Dieser Einschub hat seine Parallelen auch in nichtrömischen Liturgien des Westens und des Ostens mit Ausnahme des byzantinischen Ritus, wo auf das Vaterunser nur die altkirchliche Doxologie, also der feierliche Lobpreis zum Abschluss, folgt.

Welchen Sinn hat der Einschub? Er wiederholt doch im Grunde die vorhergehende Bitte, mit der wir uns ja gerade herumplagen.

In der Tat unterstreicht der Embolismus die Bedeutung, die den letzten Bitten des Herrengebetes zugesprochen wird.

Warum betet der Priester ihn nicht immer?

Vielleicht wird die doppelte Bitte um Erlösung von dem Bösen und der Akzent auf die Bewahrung vor der Sünde von manchen als zu dominant empfunden. Oder man möchte die Liturgie einfach etwas verkürzen und meint, dies hier besonders gut tun zu können.

Könnte das Weglassen ein ökumenisches Anliegen sein? Die evangelischen Christen kennen diesen Einschub ja nicht.

Gerade aus ökumenischerPerspektive fände ich eine Streichung des Embolismus pro­blematisch. Die Doxologie, die in einigen altkirchlichen Handschriften bereits dem neutestamentlichen Text hinzugefügt wurde und in der evangelischen Tradition zum integrierenden Element des Vaterunsers geworden ist, beten auch wir Katholiken außerhalb der Liturgie heute immer mit, was früher innerhalb der Messfeier in unserer Tradition nie üblich war.
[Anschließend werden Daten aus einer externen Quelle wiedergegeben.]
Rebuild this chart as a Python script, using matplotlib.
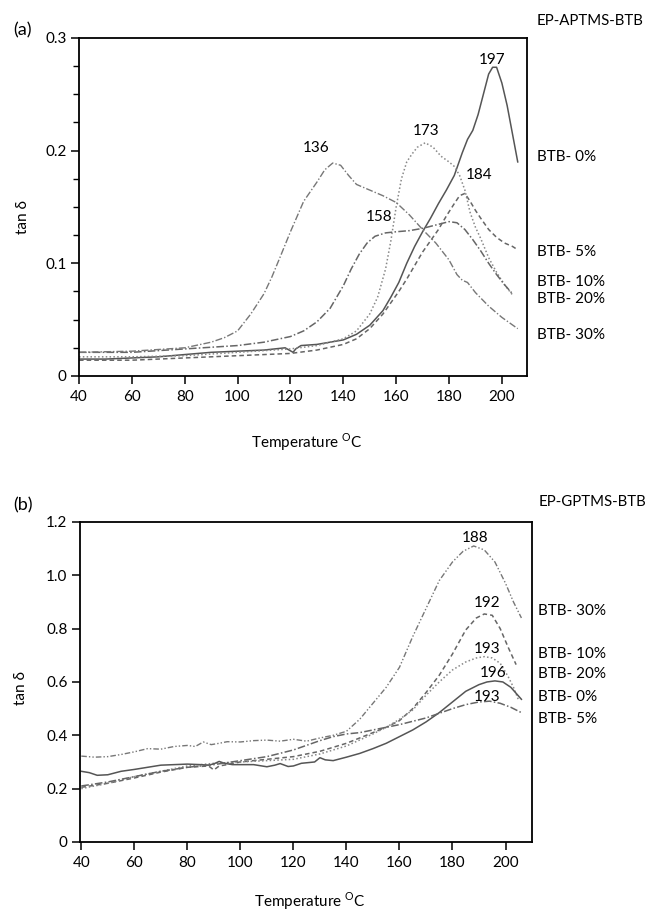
import matplotlib
matplotlib.use("Agg")
import matplotlib.pyplot as plt
import matplotlib.transforms as mtransforms

plt.rcParams["font.family"] = ["Lato", "DejaVu Sans"]
plt.rcParams["mathtext.fontset"] = "custom"
plt.rcParams["mathtext.rm"] = "Lato"

# ---- panel (a): EP-APTMS-BTB ----
a_x0 = [40, 50, 60, 70, 80, 90, 100, 110, 118, 121, 122, 124, 130, 140, 145, 150, 155, 158,
        161, 164, 167, 170, 173, 176, 179, 182, 185, 187, 189, 191, 193, 195, 196.5, 198,
        200, 202, 204, 206]
a_y0 = [0.015, 0.015, 0.016, 0.017, 0.019, 0.021, 0.022, 0.023, 0.025, 0.021, 0.024, 0.027,
        0.028, 0.032, 0.037, 0.045, 0.058, 0.070, 0.083, 0.100, 0.115, 0.128, 0.140, 0.153,
        0.165, 0.178, 0.198, 0.210, 0.218, 0.232, 0.250, 0.268, 0.274, 0.274, 0.260, 0.240,
        0.215, 0.190]

a_x5 = [40, 60, 80, 100, 120, 130, 140, 145, 150, 155, 158, 161, 164, 167, 170, 173, 176, 179,
        182, 184, 186, 188, 190, 192, 195, 198, 201, 204, 206]
a_y5 = [0.014, 0.014, 0.016, 0.018, 0.020, 0.023, 0.028, 0.033, 0.042, 0.055, 0.065, 0.075,
        0.086, 0.098, 0.110, 0.120, 0.130, 0.142, 0.153, 0.160, 0.162, 0.155, 0.147, 0.140,
        0.130, 0.123, 0.118, 0.115, 0.112]

a_x10 = [40, 60, 80, 100, 120, 130, 140, 145, 150, 153, 156, 158, 160, 162, 164, 166, 168, 171,
         174, 177, 180, 182, 184, 186, 188, 190, 192, 195, 198, 201, 204]
a_y10 = [0.017, 0.017, 0.018, 0.021, 0.024, 0.027, 0.033, 0.040, 0.055, 0.070, 0.095, 0.120,
         0.150, 0.175, 0.190, 0.197, 0.203, 0.207, 0.203, 0.195, 0.190, 0.186, 0.178, 0.165,
         0.145, 0.132, 0.122, 0.105, 0.092, 0.081, 0.072]

a_x20 = [40, 60, 80, 100, 110, 120, 125, 130, 135, 140, 143, 146, 149, 152, 156, 160, 165, 170,
         175, 180, 183, 186, 189, 192, 195, 198, 201, 204]
a_y20 = [0.021, 0.021, 0.024, 0.027, 0.030, 0.035, 0.040, 0.048, 0.060, 0.080, 0.095, 0.108,
         0.118, 0.124, 0.127, 0.128, 0.129, 0.131, 0.134, 0.137, 0.136, 0.130, 0.121, 0.111,
         0.100, 0.090, 0.081, 0.073]

a_x30 = [40, 60, 80, 90, 95, 100, 105, 110, 113, 116, 120, 125, 130, 133, 136, 139, 142, 145,
         150, 155, 160, 165, 170, 175, 180, 183, 185, 187, 190, 195, 200, 206]
a_y30 = [0.021, 0.022, 0.025, 0.030, 0.034, 0.040, 0.055, 0.073, 0.088, 0.105, 0.128, 0.155,
         0.172, 0.183, 0.189, 0.187, 0.178, 0.170, 0.165, 0.160, 0.154, 0.143, 0.130, 0.118,
         0.103, 0.090, 0.085, 0.083, 0.074, 0.062, 0.052, 0.042]

# ---- panel (b): EP-GPTMS-BTB ----
b_x0 = [40, 43, 46, 50, 55, 60, 65, 70, 75, 80, 85, 88, 90, 92, 94, 97, 100, 105, 110, 113,
        115, 118, 120, 123, 126, 128, 130, 132, 135, 140, 145, 150, 155, 160, 165, 170, 175,
        180, 185, 190, 193, 196, 199, 202, 206]
b_y0 = [0.265, 0.260, 0.250, 0.252, 0.265, 0.272, 0.280, 0.288, 0.290, 0.292, 0.290, 0.288,
        0.293, 0.302, 0.295, 0.290, 0.290, 0.290, 0.282, 0.288, 0.294, 0.283, 0.285, 0.295,
        0.298, 0.300, 0.316, 0.308, 0.305, 0.318, 0.332, 0.350, 0.370, 0.395, 0.420, 0.450,
        0.485, 0.525, 0.565, 0.590, 0.600, 0.604, 0.600, 0.580, 0.535]

b_x5 = [40, 50, 60, 70, 80, 90, 100, 110, 120, 130, 135, 140, 145, 150, 160, 170, 180, 185,
        190, 194, 198, 202, 206]
b_y5 = [0.210, 0.225, 0.245, 0.265, 0.280, 0.290, 0.305, 0.320, 0.345, 0.380, 0.395, 0.405,
        0.410, 0.420, 0.440, 0.465, 0.500, 0.515, 0.525, 0.528, 0.520, 0.505, 0.485]

b_x10 = [40, 50, 60, 70, 80, 88, 90, 92, 95, 100, 110, 120, 130, 140, 145, 150, 155, 160, 165,
         170, 175, 180, 185, 189, 192, 195, 198, 201, 204]
b_y10 = [0.205, 0.220, 0.240, 0.262, 0.280, 0.285, 0.270, 0.285, 0.290, 0.300, 0.310, 0.320,
         0.340, 0.370, 0.390, 0.410, 0.430, 0.455, 0.500, 0.560, 0.625, 0.705, 0.795, 0.840,
         0.855, 0.850, 0.800, 0.730, 0.665]

b_x20 = [40, 50, 60, 70, 80, 90, 100, 110, 120, 130, 140, 150, 155, 160, 165, 170, 175, 180,
         185, 189, 192, 195, 198, 201, 203, 205]
b_y20 = [0.200, 0.220, 0.245, 0.265, 0.285, 0.295, 0.300, 0.305, 0.310, 0.330, 0.360, 0.405,
         0.430, 0.460, 0.495, 0.550, 0.600, 0.645, 0.675, 0.690, 0.695, 0.690, 0.670, 0.620,
         0.580, 0.530]

b_x30 = [40, 45, 50, 55, 60, 65, 70, 75, 80, 83, 86, 89, 92, 95, 100, 105, 110, 115, 120, 125,
         130, 135, 140, 145, 150, 155, 160, 165, 170, 175, 180, 184, 188, 192, 196, 200, 203, 206]
b_y30 = [0.322, 0.318, 0.320, 0.328, 0.338, 0.350, 0.348, 0.358, 0.362, 0.358, 0.375, 0.365,
         0.370, 0.376, 0.375, 0.380, 0.382, 0.378, 0.385, 0.378, 0.390, 0.400, 0.415, 0.460,
         0.520, 0.580, 0.655, 0.770, 0.875, 0.980, 1.050, 1.090, 1.110, 1.095, 1.050, 0.970,
         0.900, 0.840]

# peak annotations (temperature label, x, y)
a_peaks = [("197", 196.4, 0.2805), ("173", 171.4, 0.2175), ("184", 191.5, 0.178),
           ("136", 129.8, 0.2024), ("158", 153.6, 0.141)]
b_peaks = [("188", 188.5, 1.14), ("192", 193.0, 0.896), ("193", 193.0, 0.724),
           ("196", 195.3, 0.634), ("193", 193.0, 0.544)]

# right-hand series labels (text, y in data units)
a_names = [("BTB- 0%", 0.194), ("BTB- 5%", 0.110), ("BTB- 10%", 0.0834),
           ("BTB- 20%", 0.0683), ("BTB- 30%", 0.0364)]
b_names = [("BTB- 30%", 0.866), ("BTB- 10%", 0.705), ("BTB- 20%", 0.630),
           ("BTB- 0%", 0.544), ("BTB- 5%", 0.461)]

SOLID = "-"
DASH = (0, (3, 2))
DOT = (0, (1, 1.5))
DASHDOT = (0, (5, 1.5, 1, 1.5))
DASHDOTDOT = (0, (4, 1.5, 1, 1.5, 1, 1.5))
FS = 11


def style_axes(ax, xlim, ylim, yticks, ylabels):
    ax.set_xlim(*xlim)
    ax.set_ylim(*ylim)
    ax.set_xticks(range(40, 201, 20))
    ax.set_yticks(yticks)
    ax.set_yticklabels(ylabels)
    for s in ax.spines.values():
        s.set_linewidth(1.3)
    ax.tick_params(direction="out", length=6, width=1.1, labelsize=FS, pad=3)
    ax.tick_params(axis="x", pad=4)
    ax.set_xlabel("Temperature $^{\\mathregular{O}}$C", fontsize=FS)
    ax.set_ylabel("tan δ", fontsize=FS)


fig = plt.figure(figsize=(6.47, 9.13), dpi=100)

# ---- (a) ----
ax = fig.add_axes([0.1221, 0.5882, 0.6924, 0.3702])
ax.plot(a_x0, a_y0, color="#555555", lw=1.1, ls=SOLID)
ax.plot(a_x5, a_y5, color="#666666", lw=1.1, ls=DASH)
ax.plot(a_x10, a_y10, color="#888888", lw=1.1, ls=DOT)
ax.plot(a_x20, a_y20, color="#666666", lw=1.1, ls=DASHDOT)
ax.plot(a_x30, a_y30, color="#777777", lw=1.0, ls=DASHDOT)
style_axes(ax, (40, 209.5), (0, 0.3), [0, 0.1, 0.2, 0.3], ["0", "0.1", "0.2", "0.3"])
ax.set_yticks([0.025, 0.05, 0.075, 0.125, 0.15, 0.175, 0.225, 0.25, 0.275], minor=True)
ax.tick_params(axis="y", which="minor", direction="out", length=4, width=1.0)
ax.xaxis.set_label_coords(0.509, -0.165)
ax.yaxis.set_label_coords(-0.11, 0.47)
for txt, x, y in a_peaks:
    ax.text(x, y, txt, ha="center", va="center", fontsize=FS)
trans = mtransforms.blended_transform_factory(ax.transAxes, ax.transData)
for txt, y in a_names:
    ax.text(1.022, y, txt, transform=trans, ha="left", va="center", fontsize=FS)
fig.text(537 / 647, 1 - 21 / 913, "EP-APTMS-BTB", ha="left", va="center", fontsize=10.8)
fig.text(23 / 647, 1 - 30 / 913, "(a)", ha="center", va="center", fontsize=13)

# ---- (b) ----
bx = fig.add_axes([0.1236, 0.0778, 0.6987, 0.3505])
bx.plot(b_x30, b_y30, color="#777777", lw=1.0, ls=DASHDOTDOT)
bx.plot(b_x10, b_y10, color="#666666", lw=1.1, ls=DASH)
bx.plot(b_x20, b_y20, color="#888888", lw=1.1, ls=DOT)
bx.plot(b_x0, b_y0, color="#555555", lw=1.1, ls=SOLID)
bx.plot(b_x5, b_y5, color="#666666", lw=1.1, ls=DASHDOT)
style_axes(bx, (39.5, 210), (0, 1.2), [0, 0.2, 0.4, 0.6, 0.8, 1.0, 1.2],
           ["0", "0.2", "0.4", "0.6", "0.8", "1.0", "1.2"])
bx.xaxis.set_label_coords(0.509, -0.15)
bx.yaxis.set_label_coords(-0.115, 0.48)
for txt, x, y in b_peaks:
    bx.text(x, y, txt, ha="center", va="center", fontsize=FS)
trans = mtransforms.blended_transform_factory(bx.transAxes, bx.transData)
for txt, y in b_names:
    bx.text(1.013, y, txt, transform=trans, ha="left", va="center", fontsize=FS)
fig.text(539 / 647, 1 - 502 / 913, "EP-GPTMS-BTB", ha="left", va="center", fontsize=10.8)
fig.text(23 / 647, 1 - 505 / 913, "(b)", ha="center", va="center", fontsize=13)

fig.savefig("out.png", dpi=100)
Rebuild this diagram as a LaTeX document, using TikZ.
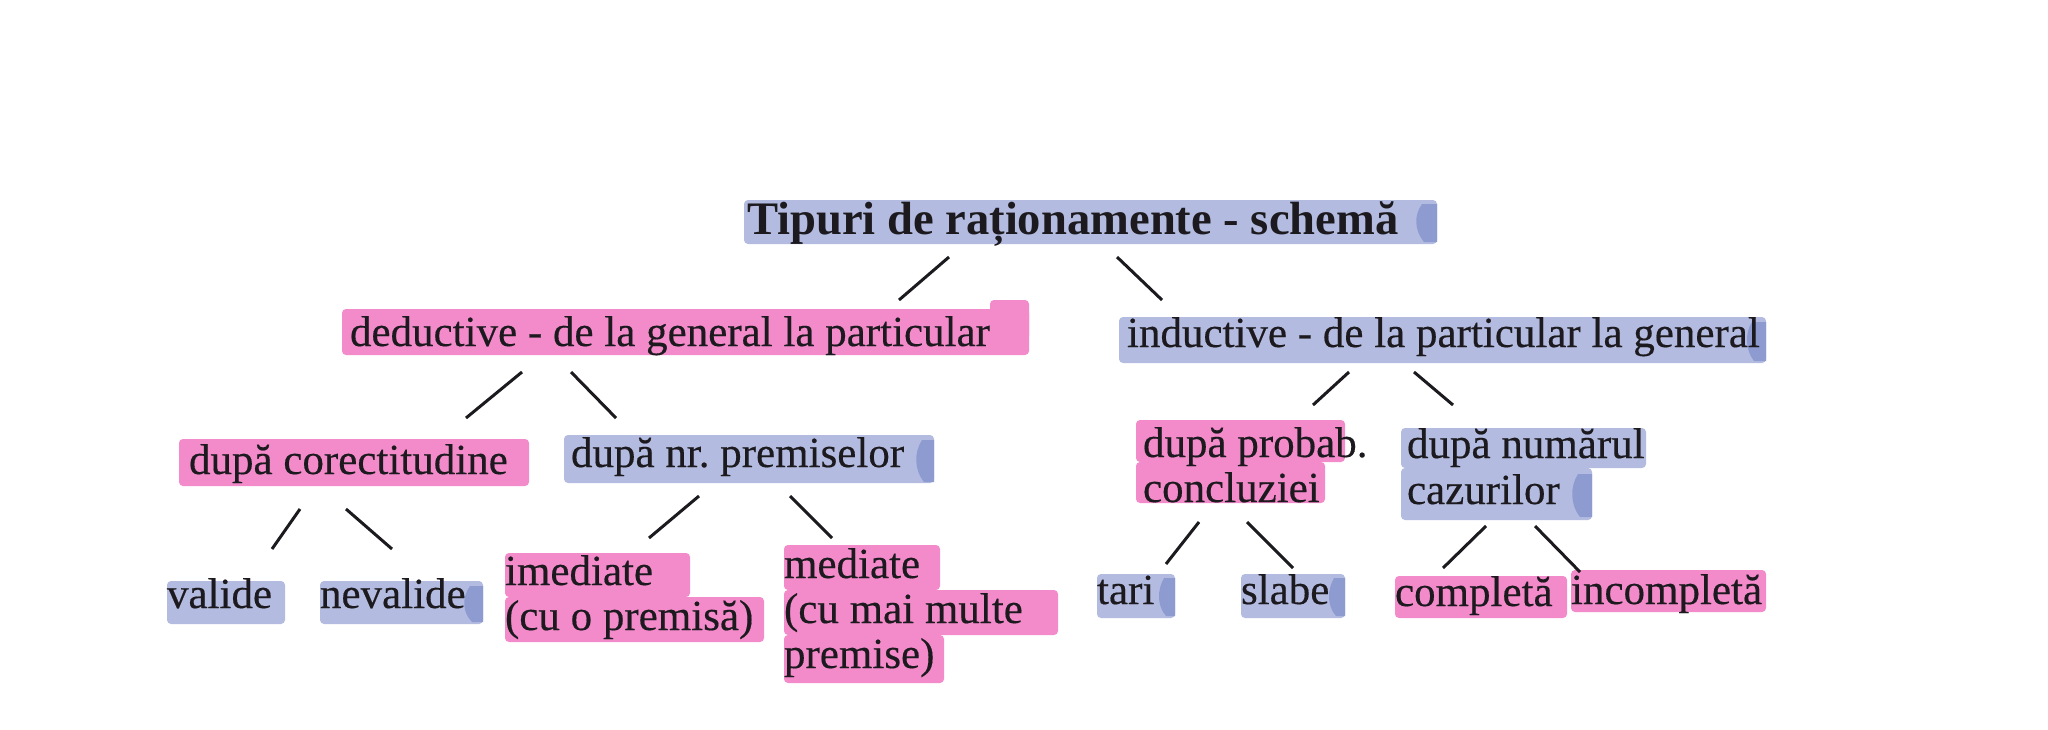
\documentclass[tikz,border=0pt]{standalone}
\usepackage{fontspec}
\setmainfont{Liberation Serif}
\newfontfamily\lblfont[FakeBold=0.35]{Liberation Serif}
\frenchspacing
\definecolor{hlblue}{HTML}{B3BCE0}
\definecolor{hlbluedk}{HTML}{8D9BD0}
\definecolor{hlpink}{HTML}{F38BCB}
\definecolor{hlpinkdk}{HTML}{EC6FBB}
\definecolor{ink}{HTML}{1C1A1E}
\begin{document}
\begin{tikzpicture}[x=0.5pt,y=-0.5pt,
  lbl/.style={anchor=base west,inner sep=0pt,outer sep=0pt,text=ink,font=\lblfont\fontsize{21.5}{22.5}\selectfont},
  ttl/.style={lbl,font=\fontsize{23.3}{24}\selectfont\bfseries},
  conn/.style={draw=ink,line width=1.5pt},
  hb/.style={fill=hlblue,draw=none,rounded corners=2pt},
  hp/.style={fill=hlpink,draw=none,rounded corners=2pt},
  tailb/.style={fill=hlbluedk,draw=none},
  tailp/.style={fill=hlpinkdk,draw=none}]
\useasboundingbox (0,0) rectangle (2048,729);
\fill[white] (0,0) rectangle (2048,729);
% highlights
\fill[hb] (744,200) rectangle (1437,244);
\fill[tailb] (1422,204) .. controls (1414,215) and (1414,230) .. (1424,242) -- (1437,242) -- (1437,204) -- cycle;
\fill[hp] (342,309) rectangle (1029,355);
\fill[hp] (990,300) rectangle (1029,340);
\fill[hb] (1119,317) rectangle (1766,363);
\fill[tailb] (1752,322) .. controls (1745,332) and (1745,350) .. (1754,361) -- (1766,361) -- (1766,322) -- cycle;
\fill[hp] (179,439) rectangle (529,486);
\fill[hb] (564,435) rectangle (934,483);
\fill[tailb] (922,440) .. controls (914,452) and (914,470) .. (924,482) -- (934,482) -- (934,440) -- cycle;
\fill[hp] (1136,420) rectangle (1345,462);
\fill[hp] (1136,462) rectangle (1325,503);
\fill[hb] (1401,428) rectangle (1646,468);
\fill[hb] (1401,468) rectangle (1592,520);
\fill[tailb] (1578,474) .. controls (1570,486) and (1570,505) .. (1580,517) -- (1592,517) -- (1592,474) -- cycle;
\fill[hb] (167,581) rectangle (285,624);
\fill[hb] (320,581) rectangle (483,624);
\fill[tailb] (470,586) .. controls (462,597) and (462,612) .. (472,622) -- (483,622) -- (483,586) -- cycle;
\fill[hp] (505,553) rectangle (690,597);
\fill[hp] (505,597) rectangle (764,642);
\fill[hp] (784,545) rectangle (940,590);
\fill[hp] (784,590) rectangle (1058,635);
\fill[hp] (784,635) rectangle (944,683);
\fill[hb] (1097,574) rectangle (1175,618);
\fill[tailb] (1164,578) .. controls (1157,590) and (1157,606) .. (1166,616) -- (1175,616) -- (1175,578) -- cycle;
\fill[hb] (1241,574) rectangle (1345,618);
\fill[tailb] (1334,578) .. controls (1327,590) and (1327,606) .. (1336,616) -- (1345,616) -- (1345,578) -- cycle;
\fill[hp] (1395,576) rectangle (1567,618);
\fill[hp] (1571,570) rectangle (1766,612);
% labels
\node[ttl] (title) at (747,234) {Tipuri de raționamente - schemă};
\node[lbl] (ded) at (350,346) {deductive - de la general la particular};
\node[lbl] (ind) at (1127,347) {inductive - de la particular la general};
\node[lbl] (cor) at (189,474) {după corectitudine};
\node[lbl] (prem) at (571,467) {după nr. premiselor};
\node[lbl] (prob1) at (1143,457) {după probab.};
\node[lbl] (prob2) at (1143,502) {concluziei};
\node[lbl] (num1) at (1407,458) {după numărul};
\node[lbl] (num2) at (1407,504) {cazurilor};
\node[lbl] (val) at (167,608) {valide};
\node[lbl] (nev) at (320,608) {nevalide};
\node[lbl] (imed1) at (505,585) {imediate};
\node[lbl] (imed2) at (505,630) {(cu o premisă)};
\node[lbl] (med1) at (784,578) {mediate};
\node[lbl] (med2) at (784,623) {(cu mai multe};
\node[lbl] (med3) at (784,668) {premise)};
\node[lbl] (tari) at (1097,604) {tari};
\node[lbl] (slabe) at (1241,604) {slabe};
\node[lbl] (compl) at (1395,606) {completă};
\node[lbl] (incompl) at (1571,604) {incompletă};
% connectors
\draw[conn] ([shift={(202,23)}]title.base west) -- ([shift={(549,-46)}]ded.base west);
\draw[conn] ([shift={(370,23)}]title.base west) -- ([shift={(35,-47)}]ind.base west);
\draw[conn] ([shift={(172,26)}]ded.base west) -- ([shift={(277,-56)}]cor.base west);
\draw[conn] ([shift={(221,26)}]ded.base west) -- ([shift={(45,-49)}]prem.base west);
\draw[conn] ([shift={(222,25)}]ind.base west) -- ([shift={(170,-52)}]prob1.base west);
\draw[conn] ([shift={(287,25)}]ind.base west) -- ([shift={(46,-53)}]num1.base west);
\draw[conn] ([shift={(111,35)}]cor.base west) -- ([shift={(105,-59)}]val.base west);
\draw[conn] ([shift={(157,35)}]cor.base west) -- ([shift={(72,-59)}]nev.base west);
\draw[conn] ([shift={(128,29)}]prem.base west) -- ([shift={(144,-47)}]imed1.base west);
\draw[conn] ([shift={(219,29)}]prem.base west) -- ([shift={(48,-40)}]med1.base west);
\draw[conn] ([shift={(56,20)}]prob2.base west) -- ([shift={(69,-40)}]tari.base west);
\draw[conn] ([shift={(104,20)}]prob2.base west) -- ([shift={(52,-36)}]slabe.base west);
\draw[conn] ([shift={(79,22)}]num2.base west) -- ([shift={(48,-38)}]compl.base west);
\draw[conn] ([shift={(128,22)}]num2.base west) -- ([shift={(9,-32)}]incompl.base west);
\end{tikzpicture}
\end{document}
Ich würde vor dem Hintergrund der historischen Entwicklungen also insgesamt meinen: In der heutigen liturgischen Komposition von Vaterunser, Embolismus und Doxologie verbinden sich westliche und östliche Gebetstraditionen, die die ökumenische Fülle des Gebetsschatzes der ganzen Kirche repräsentieren und daher gepflegt oder neu entdeckt werden sollten.